To coin a lame metaphor, the seeds of this perspective were planted years ago. I like to call the reason I began to change my perspective the Eli contingency. Eli was a student in the first class I taught as a Ph.D. student at UConn. He came to class minutes late almost every day and usually wearing sunglasses. Often I had to ask him to remove the sunglasses. In my memory, Eli looks a bit like Tom Cruise in Risky Business sans the cigarette.
Needless to say, I dreaded meeting with Eli for our first individual conference. He had just turned in an entirely incoherent paper with short, choppy paragraphs, none of which seemed to have an overall point. Eli and I sat down, and I wanted to accuse him of turning in a lazy, half-assed paper and send him on his way with the simple advice of “work harder and do better.” Instead, I decided to play as dumb as I assumed he was. “You see, Eli,” I said, “it really helps if each paragraph has one main point, and it really helps if that main point is expressed somewhere near the beginning of a paragraph in what we call a topic sentence.” I illustrated by pointing out a few examples, expecting at any moment Eli would stop me, confess to having written the paper an hour before class, promise to do better in revision, and we could call it quits.

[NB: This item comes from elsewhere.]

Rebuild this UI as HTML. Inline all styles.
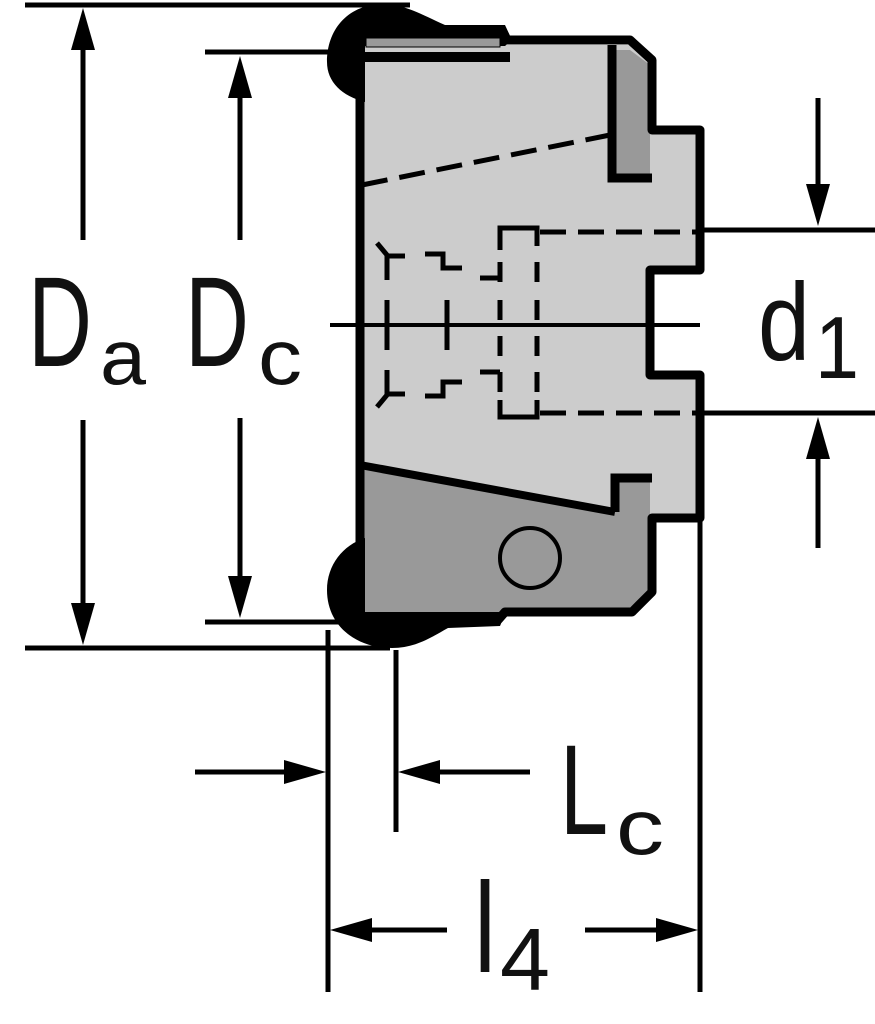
<!DOCTYPE html>
<html><head><meta charset="utf-8"><style>
html,body{margin:0;padding:0;background:#fff;width:875px;height:1024px;overflow:hidden}
svg{display:block}
text{font-family:"Liberation Sans","DejaVu Sans",sans-serif;fill:#111}
</style></head><body>
<svg width="875" height="1024" viewBox="0 0 875 1024" xmlns="http://www.w3.org/2000/svg">
<g stroke="#000" fill="none" stroke-linecap="butt">
<!-- body fills -->
<polygon points="360,45 630,45 650,62 650,130 700,130 700,270 650,270 650,375 700,375 700,518 650,518 650,475 615,475 615,512 360,465" fill="#cccccc" stroke="none"/>
<polygon points="360,465 615,512 615,478 650,478 650,590 632,610 505,610 500,620 360,620" fill="#999999" stroke="none"/>
<polygon points="612,50 630,50 650,65 650,178 612,178" fill="#999999" stroke="none"/>
<!-- outline -->
<polyline points="505,40 630,40 652,60 652,130 700,130 700,270 650,270 650,375 700,375 700,518 652,518 652,592 632,612 505,612 498,620" stroke-width="9" stroke-linejoin="round"/>
<line x1="360" y1="40" x2="360" y2="620" stroke-width="9"/>
<line x1="356" y1="57" x2="510" y2="57" stroke-width="10"/>
<polyline points="612,45 612,178 652,178" stroke-width="9"/>
<polyline points="615,512 615,478 652,478" stroke-width="9"/>
<line x1="360" y1="465" x2="615" y2="512" stroke-width="8"/>
<circle cx="530" cy="558" r="30" stroke-width="4"/>
<!-- insert blobs -->
<path d="M365,102 C342,96 327,82 327,62 C327,30 347,6 380,4 C405,4 420,14 445,25 L505,25 L512,40 L505,46 L365,46 Z" fill="#000" stroke="none"/>
<rect x="366" y="38" width="134" height="9" fill="#999"/>
<path d="M365,538 C343,545 327,565 327,590 C327,625 355,648 392,648 C415,648 430,638 448,628 L500,626 L506,612 L365,612 Z" fill="#000" stroke="none"/>
<!-- centerline -->
<line x1="330" y1="325" x2="700" y2="325" stroke-width="4"/>
<!-- dashed -->
<g stroke-width="5" stroke-dasharray="26,12">
<line x1="362" y1="185" x2="610" y2="135"/>
<line x1="540" y1="232" x2="700" y2="232"/>
<line x1="540" y1="413" x2="700" y2="413"/>
<line x1="540" y1="232" x2="700" y2="232"/>
</g>
<g stroke-width="5">
<polyline points="500,250 500,228 537,228 537,246"/>
<polyline points="500,400 500,417 537,417 537,400"/>
<path d="M500,262V282 M500,300V320 M500,336V356 M500,372V392 M537,262V282 M537,300V320 M537,336V356 M537,372V392"/>
<path d="M377,243 L387,255 V280 M387,256 H405 M425,254 H443 V268 H462 M480,278 H500"/>
<path d="M377,407 L387,395 V370 M387,394 H405 M425,396 H443 V382 H462 M480,372 H500"/>
<path d="M387,300 V350 M447,300 V350"/>
<circle cx="512" cy="325" r="2" fill="#000" stroke="none"/>
</g>
<!-- dimension lines -->
<g stroke-width="5">
<line x1="25" y1="5" x2="410" y2="5"/>
<line x1="25" y1="648" x2="390" y2="648"/>
<line x1="205" y1="52" x2="360" y2="52"/>
<line x1="205" y1="622" x2="360" y2="622"/>
<line x1="83" y1="40" x2="83" y2="240"/>
<line x1="83" y1="420" x2="83" y2="610"/>
<line x1="240" y1="90" x2="240" y2="240"/>
<line x1="240" y1="418" x2="240" y2="585"/>
<line x1="700" y1="230" x2="875" y2="230"/>
<line x1="700" y1="413" x2="875" y2="413"/>
<line x1="818" y1="98" x2="818" y2="190"/>
<line x1="818" y1="450" x2="818" y2="548"/>
<line x1="328" y1="630" x2="328" y2="992"/>
<line x1="396" y1="650" x2="396" y2="832"/>
<line x1="700" y1="520" x2="700" y2="992"/>
<line x1="195" y1="772" x2="300" y2="772"/>
<line x1="420" y1="772" x2="530" y2="772"/>
<line x1="360" y1="930" x2="447" y2="930"/>
<line x1="585" y1="930" x2="670" y2="930"/>
</g>
<!-- arrowheads -->
<g fill="#000" stroke="none">
<polygon points="83,8 71,50 95,50"/>
<polygon points="83,645 71,603 95,603"/>
<polygon points="240,56 228,98 252,98"/>
<polygon points="240,618 228,576 252,576"/>
<polygon points="818,226 806,184 830,184"/>
<polygon points="818,417 806,459 830,459"/>
<polygon points="326,772 284,760 284,784"/>
<polygon points="398,772 440,760 440,784"/>
<polygon points="330,930 372,918 372,942"/>
<polygon points="698,930 656,918 656,942"/>
</g>
</g>
<!-- labels -->
<text x="28" y="366" font-size="128" textLength="64" lengthAdjust="spacingAndGlyphs">D</text>
<text x="100" y="384" font-size="78" textLength="46" lengthAdjust="spacingAndGlyphs">a</text>
<text x="185" y="366" font-size="128" textLength="64" lengthAdjust="spacingAndGlyphs">D</text>
<text x="258" y="384" font-size="78" textLength="44" lengthAdjust="spacingAndGlyphs">c</text>
<text x="758" y="360" font-size="110" textLength="52" lengthAdjust="spacingAndGlyphs">d</text>
<text x="815" y="378" font-size="88" textLength="44" lengthAdjust="spacingAndGlyphs">1</text>
<text x="560" y="834" font-size="128" textLength="48" lengthAdjust="spacingAndGlyphs">L</text>
<text x="616" y="854" font-size="78" textLength="48" lengthAdjust="spacingAndGlyphs">c</text>
<text x="474" y="972" font-size="128" textLength="22" lengthAdjust="spacingAndGlyphs">l</text>
<text x="500" y="990" font-size="88" textLength="50" lengthAdjust="spacingAndGlyphs">4</text>
</svg>
</body></html>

Eli did stop me, but instead he asked, “Why hasn’t anyone told me this before?” The moment has obviously become romanticized in my memory, but I swear there were tears in his eyes.
In short, Eli really hadn’t learned any of this stuff before, and he literally devoured the instruction I gave. By the end of the semester, he wasn’t writing great papers, but they were pretty darn good, and they definitely showed that he was desperately trying to put to use any feedback I gave him. He was, by the end of the semester, also one of my favorite students simply because he worked so hard.
So, the point of this story, as I’m sure is quite obvious (one might say “ham-fisted”), is that you simply don’t know what’s going on in your students’ lives and to speculate negatively is not only dismissive of them but also likely to make you unhappy. So don’t.